I’m skipping f4 because it doesn’t qualify and f5 because it looks too ugly :slight_smile:

Lets say that manually writing the broadcast is the baseline for this exercise:

@btime $df.a .+ $df.b .^ 2 .+ 5;  #  107.527 μs (12 allocations: 781.63 KiB)

So in my view the fastest solution that qualifies is convert to SA and broadcast on that. Can’t say it’s pretty though :slight_smile:

1 Like

For “structs of arrays”, there’s the great StructArrays.jl package. It makes it seamless to switch between row- and column-based storage for tables, while keeping the exact same API: just use Vector or StructVector of namedtuples.

Of course, broadcasting (and other Julia functionality) works just as you would expect with structarrays.


Could probably just be StructArray(columntable(df))?
But more generally, you may want to consider just using arrays/structarrays of namedtuples for your tables :slight_smile:

1 Like

Oh I guess @btime might be performing some sort of optimization. But in general

df.a .* df.b .+ df.c

might be slow because Julia doesn’t know what type df.a etc. is. DataFrames are not typed (and that’s a good thing!). Fortunately a function barrier solves this, and

_f(a, b, c) = a .* b .+ c
_f(df.a, df.b, df.c)

solves this problem.
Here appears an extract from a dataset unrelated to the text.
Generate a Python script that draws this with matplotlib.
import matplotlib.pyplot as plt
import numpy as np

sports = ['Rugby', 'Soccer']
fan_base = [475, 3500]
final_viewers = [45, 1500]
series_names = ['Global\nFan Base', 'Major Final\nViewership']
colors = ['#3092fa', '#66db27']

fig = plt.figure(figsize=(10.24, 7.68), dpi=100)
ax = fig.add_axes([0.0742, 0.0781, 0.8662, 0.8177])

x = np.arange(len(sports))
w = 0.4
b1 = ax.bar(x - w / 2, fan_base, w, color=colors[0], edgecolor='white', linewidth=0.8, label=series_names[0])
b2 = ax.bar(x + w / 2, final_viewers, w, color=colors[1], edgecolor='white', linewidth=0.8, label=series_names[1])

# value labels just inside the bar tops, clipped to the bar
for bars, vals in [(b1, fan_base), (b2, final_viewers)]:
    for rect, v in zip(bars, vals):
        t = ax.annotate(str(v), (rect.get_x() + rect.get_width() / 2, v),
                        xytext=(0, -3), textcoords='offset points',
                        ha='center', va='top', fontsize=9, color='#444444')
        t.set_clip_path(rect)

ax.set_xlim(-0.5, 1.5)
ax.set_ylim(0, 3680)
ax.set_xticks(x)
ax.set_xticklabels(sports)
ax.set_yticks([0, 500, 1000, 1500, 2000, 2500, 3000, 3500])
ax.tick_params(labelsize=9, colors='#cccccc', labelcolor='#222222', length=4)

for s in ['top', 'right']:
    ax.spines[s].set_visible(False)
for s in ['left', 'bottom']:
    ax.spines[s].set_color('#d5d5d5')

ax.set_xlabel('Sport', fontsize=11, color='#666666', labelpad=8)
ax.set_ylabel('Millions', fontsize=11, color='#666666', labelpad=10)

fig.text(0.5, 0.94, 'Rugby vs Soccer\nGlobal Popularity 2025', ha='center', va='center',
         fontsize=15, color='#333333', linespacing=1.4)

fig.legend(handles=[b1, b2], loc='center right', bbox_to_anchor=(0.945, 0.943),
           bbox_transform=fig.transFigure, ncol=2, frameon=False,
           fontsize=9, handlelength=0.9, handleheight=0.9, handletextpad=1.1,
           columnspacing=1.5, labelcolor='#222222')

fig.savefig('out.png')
The @with macro is just a convenient way to do that process.

I’m pretty sure the broadcasting itself already serves as the function barrier, i.e.
df.a .+ df.b .^ 2 .+ 5 is equivalent to _f(a, b) = a + b^2 + 5; broadcast(_f, df.a, df.b). But it is indeed useful to point of that something like

function manual_func_loop(df)
    v = Vector{Float64}(undef, nrow(df))
    for i = 1:nrow(df)
        v[i] = df.a[i] + df.b[i]^2 + 5  # (or  v[i] = func(df.a[i], df.b[i], df.c[i]) )
    end
    return v
end

will have terrible performance:

julia> @btime manual_func_loop($df);
  20.713 ms (798472 allocations: 12.95 MiB)

(as typeof(DataFrames._columns(df)) === Vector{AbstractVector}).


This abstractness is presumably also why f6 is fastest (without the conversion to StructArray), as you (unfairly) avoid a dynamic dispatch. Though a single one does not make much of a performance difference.